* [What you will do]:
Reproduce the material below line by line, beginning with its first line and ending with the line that contains "import plotly.graph_objects as go"; leave out pictures.

* [Collected data]:
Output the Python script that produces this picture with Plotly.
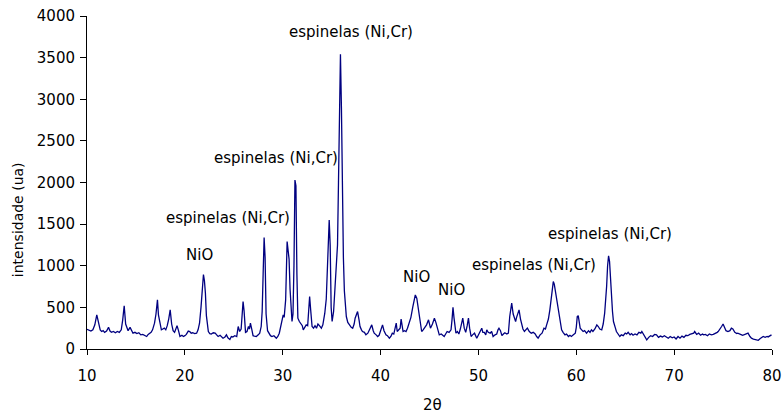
import plotly.graph_objects as go

# XRD pattern: diffraction angle (2-theta, degrees) and measured intensity (a.u.)
two_theta = [
    10.0, 10.2, 10.4, 10.6, 10.8, 11.0, 11.2, 11.35, 11.5, 11.65, 11.8, 12.0, 12.2, 12.35, 12.5,
    12.7, 12.9, 13.1, 13.3, 13.5, 13.65, 13.8, 13.95, 14.05, 14.2, 14.4, 14.55, 14.7, 14.9, 15.1,
    15.3, 15.5, 15.7, 15.9, 16.1, 16.25, 16.4, 16.55, 16.7, 16.9, 17.05, 17.2, 17.3, 17.45, 17.6,
    17.75, 17.9, 18.05, 18.2, 18.35, 18.5, 18.65, 18.8, 18.95, 19.1, 19.2, 19.35, 19.5, 19.7, 19.85,
    20.0, 20.15, 20.35, 20.5, 20.65, 20.8, 21.0, 21.2, 21.35, 21.5, 21.65, 21.8, 21.9, 22.0, 22.1,
    22.2, 22.3, 22.4, 22.55, 22.7, 22.9, 23.1, 23.25, 23.4, 23.6, 23.75, 23.9, 24.1, 24.25, 24.4,
    24.6, 24.75, 24.9, 25.1, 25.3, 25.45, 25.6, 25.75, 25.85, 25.95, 26.05, 26.2, 26.35, 26.5, 26.6,
    26.7, 26.85, 26.97, 27.1, 27.3, 27.5, 27.65, 27.8, 27.9, 28.0, 28.1, 28.2, 28.3, 28.45, 28.6,
    28.75, 28.9, 29.1, 29.35, 29.5, 29.65, 29.8, 29.93, 30.05, 30.15, 30.3, 30.45, 30.55, 30.65, 30.75,
    30.85, 30.95, 31.05, 31.15, 31.25, 31.35, 31.45, 31.55, 31.7, 31.85, 32.0, 32.1, 32.25, 32.4, 32.55,
    32.65, 32.75, 32.85, 33.0, 33.15, 33.3, 33.45, 33.6, 33.75, 33.95, 34.1, 34.3, 34.45, 34.55, 34.65,
    34.75, 34.85, 34.95, 35.05, 35.2, 35.35, 35.5, 35.6, 35.7, 35.8, 35.9, 36.0, 36.1, 36.2, 36.3,
    36.4, 36.5, 36.65, 36.8, 37.0, 37.15, 37.3, 37.4, 37.55, 37.65, 37.8, 37.9, 38.05, 38.15, 38.35,
    38.5, 38.7, 38.85, 39.0, 39.1, 39.25, 39.35, 39.55, 39.7, 39.85, 40.0, 40.2, 40.35, 40.55, 40.7,
    40.9, 41.05, 41.2, 41.35, 41.5, 41.6, 41.7, 41.85, 42.0, 42.1, 42.2, 42.3, 42.45, 42.6, 42.75,
    42.9, 43.1, 43.3, 43.45, 43.55, 43.7, 43.85, 43.95, 44.1, 44.2, 44.35, 44.55, 44.7, 44.9, 45.0,
    45.1, 45.3, 45.5, 45.65, 45.75, 45.9, 46.0, 46.2, 46.35, 46.5, 46.65, 46.8, 47.0, 47.2, 47.3,
    47.4, 47.5, 47.7, 47.85, 48.0, 48.15, 48.3, 48.4, 48.55, 48.7, 48.85, 48.98, 49.1, 49.25, 49.4,
    49.6, 49.83, 50.0, 50.17, 50.34, 50.45, 50.6, 50.75, 50.85, 51.0, 51.2, 51.35, 51.5, 51.7, 51.87,
    52.0, 52.1, 52.25, 52.4, 52.55, 52.7, 52.9, 53.06, 53.2, 53.3, 53.4, 53.55, 53.7, 53.8, 53.9,
    54.05, 54.15, 54.3, 54.4, 54.55, 54.7, 54.85, 55.0, 55.2, 55.4, 55.6, 55.8, 55.95, 56.1, 56.3,
    56.5, 56.7, 56.85, 56.97, 57.15, 57.3, 57.45, 57.55, 57.65, 57.75, 57.9, 58.05, 58.15, 58.3, 58.5,
    58.65, 58.85, 59.0, 59.2, 59.35, 59.5, 59.7, 59.9, 60.0, 60.1, 60.2, 60.3, 60.4, 60.55, 60.7,
    60.85, 61.05, 61.25, 61.4, 61.55, 61.7, 61.9, 62.1, 62.25, 62.4, 62.6, 62.75, 62.9, 63.0, 63.1,
    63.2, 63.3, 63.4, 63.5, 63.6, 63.7, 63.8, 63.9, 64.0, 64.1, 64.3, 64.45, 64.6, 64.8, 65.0,
    65.15, 65.3, 65.5, 65.65, 65.8, 66.0, 66.2, 66.4, 66.6, 66.7, 66.85, 67.0, 67.2, 67.4, 67.6,
    67.8, 68.0, 68.2, 68.4, 68.6, 68.8, 69.0, 69.2, 69.4, 69.6, 69.8, 70.0, 70.2, 70.4, 70.6,
    70.8, 71.0, 71.2, 71.4, 71.6, 71.8, 72.0, 72.1, 72.3, 72.5, 72.7, 72.9, 73.0, 73.2, 73.4,
    73.6, 73.8, 74.0, 74.2, 74.4, 74.5, 74.7, 74.85, 75.0, 75.15, 75.3, 75.5, 75.7, 75.85, 76.0,
    76.2, 76.4, 76.5, 76.7, 76.9, 77.0, 77.2, 77.4, 77.55, 77.75, 77.9, 78.1, 78.3, 78.45, 78.6,
    78.8, 79.0, 79.1, 79.3, 79.5, 79.6, 79.8, 79.95,
]

intensity = [
    236, 225, 215, 230, 290, 410, 290, 230, 210, 220, 200, 215, 260, 215, 200,
    210, 195, 210, 200, 230, 350, 520, 300, 270, 220, 260, 215, 190, 200, 185,
    195, 170, 175, 160, 150, 175, 185, 200, 230, 310, 420, 590, 410, 290, 230,
    240, 250, 230, 280, 360, 470, 300, 220, 200, 240, 280, 220, 150, 165, 150,
    160, 175, 215, 210, 190, 195, 185, 190, 230, 310, 500, 780, 895, 820, 670,
    400, 260, 210, 185, 180, 195, 190, 170, 150, 165, 150, 130, 145, 170, 135,
    115, 150, 145, 160, 150, 270, 210, 240, 400, 570, 460, 200, 210, 270, 240,
    310, 230, 160, 155, 150, 170, 190, 270, 450, 900, 1340, 1100, 420, 220, 190,
    160, 150, 160, 130, 150, 190, 260, 350, 410, 380, 590, 1290, 1180, 1080, 720,
    420, 330, 420, 1000, 2030, 1960, 900, 370, 330, 300, 280, 230, 260, 290, 280,
    450, 630, 480, 270, 250, 280, 250, 300, 280, 250, 290, 430, 600, 1000, 1450,
    1550, 1250, 500, 330, 450, 750, 1000, 1250, 2000, 3000, 3540, 2900, 1600, 1100, 700,
    500, 390, 320, 290, 260, 250, 300, 370, 420, 450, 350, 270, 230, 210, 200,
    170, 190, 230, 260, 290, 220, 190, 170, 150, 165, 210, 290, 220, 170, 160,
    130, 150, 190, 180, 250, 310, 210, 230, 250, 360, 300, 210, 220, 210, 250,
    310, 380, 510, 600, 650, 610, 470, 390, 280, 210, 230, 270, 290, 350, 280,
    250, 300, 370, 320, 270, 200, 170, 180, 160, 150, 180, 210, 200, 230, 350,
    500, 380, 190, 210, 180, 240, 340, 370, 250, 200, 280, 370, 250, 150, 170,
    190, 130, 170, 190, 250, 200, 200, 170, 230, 200, 190, 210, 150, 170, 180,
    230, 250, 220, 160, 180, 195, 180, 190, 390, 480, 550, 420, 350, 330, 380,
    450, 470, 360, 310, 240, 210, 230, 250, 210, 190, 200, 180, 150, 130, 170,
    190, 250, 240, 290, 360, 470, 620, 750, 810, 780, 670, 560, 470, 330, 230,
    200, 170, 180, 150, 165, 150, 170, 190, 260, 390, 400, 300, 250, 230, 210,
    220, 190, 220, 200, 230, 210, 240, 290, 270, 240, 230, 300, 430, 560, 750,
    1000, 1120, 1050, 800, 670, 450, 330, 300, 250, 210, 180, 150, 170, 160, 190,
    180, 200, 170, 185, 165, 180, 170, 200, 190, 210, 180, 150, 110, 140, 160,
    150, 175, 170, 140, 155, 145, 160, 145, 130, 150, 135, 145, 120, 150, 130,
    155, 140, 165, 160, 175, 180, 190, 210, 175, 190, 165, 180, 170, 175, 160,
    180, 170, 175, 185, 200, 210, 240, 270, 300, 260, 220, 210, 220, 250, 240,
    200, 185, 190, 175, 170, 165, 175, 190, 190, 150, 130, 120, 115, 110, 105,
    125, 140, 150, 140, 150, 145, 160, 170,
]

# Phase labels placed above their reflections (2-theta, intensity)
label_text = [
    "espinelas (Ni,Cr)", "espinelas (Ni,Cr)", "espinelas (Ni,Cr)", "NiO",
    "NiO", "NiO", "espinelas (Ni,Cr)", "espinelas (Ni,Cr)",
]
label_x = [36.98, 29.31, 24.41, 21.45, 43.62, 47.2, 55.68, 63.44]
label_y = [3808, 2294, 1574, 1129, 865, 709, 1009, 1381]

x_ticks = [10, 20, 30, 40, 50, 60, 70, 80]
y_ticks = [0, 500, 1000, 1500, 2000, 2500, 3000, 3500, 4000]

FONT = "DejaVu Sans"

fig = go.Figure()
fig.add_trace(go.Scatter(
    x=two_theta, y=intensity, mode="lines",
    line=dict(color="#000080", width=1.3),
    showlegend=False, hoverinfo="x+y",
))

for txt, lx, ly in zip(label_text, label_x, label_y):
    fig.add_annotation(
        x=lx, y=ly, xref="x", yref="y", text=txt, showarrow=False,
        xanchor="center", yanchor="middle",
        font=dict(family=FONT, size=15, color="black"),
    )

# Axis titles
fig.add_annotation(
    x=0.504, y=-0.168, xref="paper", yref="paper", text="2θ", showarrow=False,
    xanchor="center", yanchor="middle",
    font=dict(family=FONT, size=15, color="black"),
)
fig.add_annotation(
    x=-0.1007, y=0.387, xref="paper", yref="paper", text="intensidade (ua)",
    showarrow=False, textangle=-90, xanchor="center", yanchor="middle",
    font=dict(family=FONT, size=14, color="black"),
)

fig.update_layout(
    width=784, height=414,
    margin=dict(l=87, r=12, t=16, b=65, autoexpand=False),
    paper_bgcolor="white", plot_bgcolor="white",
    font=dict(family=FONT, size=15, color="black"),
    xaxis=dict(
        range=[10, 80], tickvals=x_ticks, ticktext=[str(v) for v in x_ticks],
        showgrid=False, zeroline=False, showline=True, linecolor="black",
        linewidth=1, ticks="outside", ticklen=5, tickcolor="black",
        ticklabelstandoff=8, fixedrange=True, automargin=False,
    ),
    yaxis=dict(
        range=[0, 4000], tickvals=y_ticks, ticktext=[str(v) for v in y_ticks],
        showgrid=False, zeroline=False, showline=True, linecolor="black",
        linewidth=1, ticks="outside", ticklen=6, tickcolor="black",
        ticklabelstandoff=2, fixedrange=True, automargin=False,
    ),
)

fig.write_html("out.html")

* [The output]:
Output the Python script that produces this picture with Plotly.
import plotly.graph_objects as go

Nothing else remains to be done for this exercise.